#### Your objective:
Copy out all lines with the word "this" in them.

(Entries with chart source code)
--------------------------------

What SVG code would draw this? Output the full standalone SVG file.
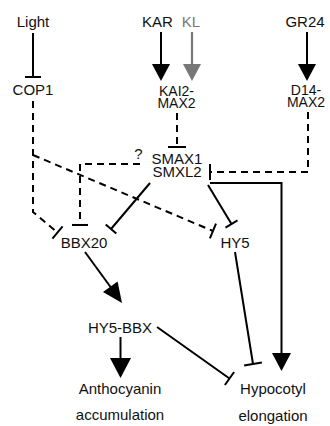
<svg xmlns="http://www.w3.org/2000/svg" width="330" height="426" viewBox="0 0 330 426">
<style>
text{font-family:"Liberation Sans",Arial,sans-serif;font-size:15px;fill:#111;text-anchor:middle}
.t{font-size:14px}
.s{stroke:#000;stroke-width:2;fill:none}
.d{stroke:#000;stroke-width:2;fill:none;stroke-dasharray:7,5}
.g{stroke:#777;stroke-width:2.2;fill:none}
.h{fill:#000}
</style>
<rect width="330" height="426" fill="#fff"/>
<g id="connectors">
<line class="s" x1="33" y1="33" x2="33" y2="77"/><line class="s" x1="25" y1="77" x2="41" y2="77"/>
<line class="s" x1="161" y1="32" x2="161" y2="66"/><polygon class="h" points="152,64 170,64 161,81"/>
<line class="g" x1="192" y1="32" x2="192" y2="66"/><polygon fill="#777" points="183,64 201,64 192,81"/>
<line class="s" x1="307" y1="32" x2="307" y2="66"/><polygon class="h" points="298,64 316,64 307,81"/>
<line class="d" x1="177" y1="113" x2="177" y2="147"/><line class="s" x1="168" y1="147" x2="186" y2="147"/>
<polyline class="d" points="308,112 308,172 211,172"/><line class="s" x1="210" y1="164" x2="210" y2="180"/>
<polyline class="d" points="33,101 33,212 57.5,232.5"/><line class="s" x1="62.6" y1="226.4" x2="52.4" y2="238.6"/>
<line class="d" x1="33" y1="155" x2="213" y2="231"/><line class="s" x1="216" y1="223.6" x2="209.9" y2="238.4"/>
<polyline class="d" points="140,164 80,164 80,225"/><line class="s" x1="72" y1="225" x2="88" y2="225"/>
<line class="s" x1="150" y1="183" x2="111" y2="229"/><line class="s" x1="105.7" y1="224.5" x2="116.3" y2="233.5"/>
<line class="s" x1="208" y1="185" x2="231.5" y2="224"/><line class="s" x1="225.5" y1="227.6" x2="237.5" y2="220.4"/>
<polyline class="s" points="210,183 281.5,183 281.5,355"/><polygon class="h" points="272,353 291,353 281.5,371"/>
<line class="s" x1="85" y1="252" x2="112" y2="289"/><polygon class="h" points="103,292.1 117.6,281.5 122,303"/>
<line class="s" x1="120.5" y1="337" x2="120.5" y2="360"/><polygon class="h" points="110,358 131,358 120.5,378"/>
<line class="s" x1="157" y1="327" x2="229.5" y2="378.5"/><line class="s" x1="234.1" y1="372" x2="224.9" y2="385"/>
<line class="s" x1="235" y1="252" x2="253" y2="364"/><line class="s" x1="244.1" y1="365.4" x2="261.9" y2="362.6"/>
</g>
<g id="light"><text x="33" y="27">Light</text></g>
<g id="kar"><text x="157.5" y="27">KAR</text></g>
<g id="kl"><text x="191" y="27" style="fill:#777">KL</text></g>
<g id="gr24"><text x="305" y="27">GR24</text></g>
<g id="cop1"><text x="33" y="95">COP1</text></g>
<g id="kai2"><text class="t" x="176.5" y="96">KAI2-</text><text class="t" x="176.5" y="108">MAX2</text></g>
<g id="d14"><text class="t" x="306" y="95">D14-</text><text class="t" x="306" y="107">MAX2</text></g>
<g id="smax1"><text x="177" y="164">SMAX1</text><text x="177" y="177">SMXL2</text></g>
<g id="q"><text x="138.5" y="159">?</text></g>
<g id="bbx20"><text x="84" y="248">BBX20</text></g>
<g id="hy5"><text x="235" y="248">HY5</text></g>
<g id="hy5bbx"><text x="120" y="333">HY5-BBX</text></g>
<g id="antho"><text x="120" y="394">Anthocyanin</text><text x="120" y="420">accumulation</text></g>
<g id="hypo"><text x="273" y="394">Hypocotyl</text><text x="273" y="421">elongation</text></g>
</svg>
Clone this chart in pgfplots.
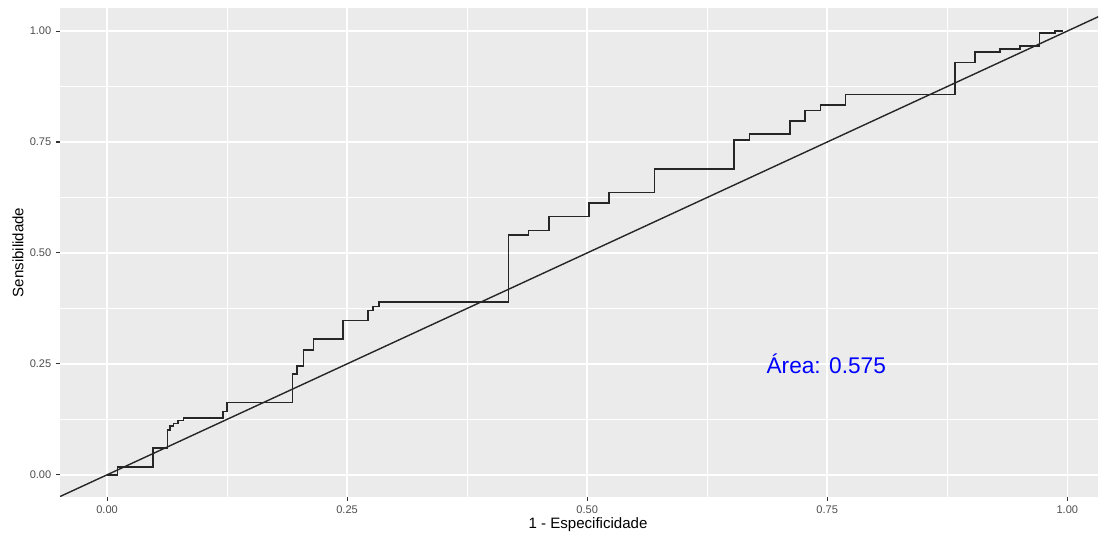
\documentclass[border=0pt]{standalone}
\usepackage{fontspec}
\setmainfont{Liberation Sans}
\usepackage{pgfplots}
\pgfplotsset{compat=1.18}
\definecolor{panelbg}{HTML}{EBEBEB}
\definecolor{ticklab}{HTML}{4D4D4D}
\definecolor{tickcol}{HTML}{333333}
\begin{document}
\begin{tikzpicture}
\begin{axis}[
  scale only axis, width=778.5pt, height=366.75pt,
  xmin=-0.049, xmax=1.032, ymin=-0.05, ymax=1.052,
  axis background/.style={fill=panelbg},
  axis line style={draw=none},
  xtick={0,0.25,0.5,0.75,1}, ytick={0,0.25,0.5,0.75,1},
  minor xtick={0.125,0.375,0.625,0.875}, minor ytick={0.125,0.375,0.625,0.875},
  grid=both,
  major grid style={white, line width=1.1pt},
  minor grid style={white, line width=0.55pt},
  tick style={tickcol, line width=0.8pt},
  major tick length=3pt, minor tick length=0pt,
  tick align=outside, xtick pos=bottom, ytick pos=left,
  ticklabel style={font=\fontsize{8.3}{10}\selectfont, text=ticklab},
  /pgf/number format/fixed, /pgf/number format/fixed zerofill,
  /pgf/number format/precision=2, /pgf/number format/assume math mode=true,
  xlabel={1 - Especificidade}, ylabel={Sensibilidade},
  label style={font=\fontsize{11.3}{13}\selectfont, text=black},
  xlabel style={at={(axis description cs:0.5087,-0.0573)}, anchor=center},
  ylabel style={at={(axis description cs:-0.0405,0.5)}, anchor=center, rotate=0},
  clip=true,
]
\addplot[black!85, line width=1.05pt] coordinates {(-0.2,-0.2) (1.2,1.2)};
\addplot[const plot, black!85, line width=1.2pt] coordinates {
(0,0)
(0.011,0.017)
(0.048,0.060)
(0.063,0.101)
(0.0656,0.110)
(0.069,0.116)
(0.074,0.122)
(0.0795,0.128)
(0.121,0.143)
(0.125,0.163)
(0.193,0.227)
(0.198,0.245)
(0.2045,0.2815)
(0.215,0.306)
(0.246,0.3475)
(0.272,0.370)
(0.277,0.379)
(0.283,0.390)
(0.418,0.540)
(0.439,0.551)
(0.460,0.582)
(0.502,0.612)
(0.523,0.636)
(0.570,0.689)
(0.653,0.755)
(0.669,0.768)
(0.711,0.797)
(0.727,0.821)
(0.743,0.833)
(0.769,0.857)
(0.883,0.929)
(0.904,0.953)
(0.930,0.959)
(0.951,0.966)
(0.971,0.995)
(0.9875,1.0)
(0.996,1.0)
};
\node[text=blue, font=\fontsize{17}{20}\selectfont] at (axis cs:0.749,0.25) {Área: 0.575};
\end{axis}
\pgfresetboundingbox
\path ([shift={(-45pt,-30.75pt)}]current axis.south west) rectangle ([shift={(7.5pt,6pt)}]current axis.north east);
\end{tikzpicture}
\end{document}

--------------------------------

#### Task answer:
What SVG code would draw this? Output the full standalone SVG file.
Clone this chart in pgfplots.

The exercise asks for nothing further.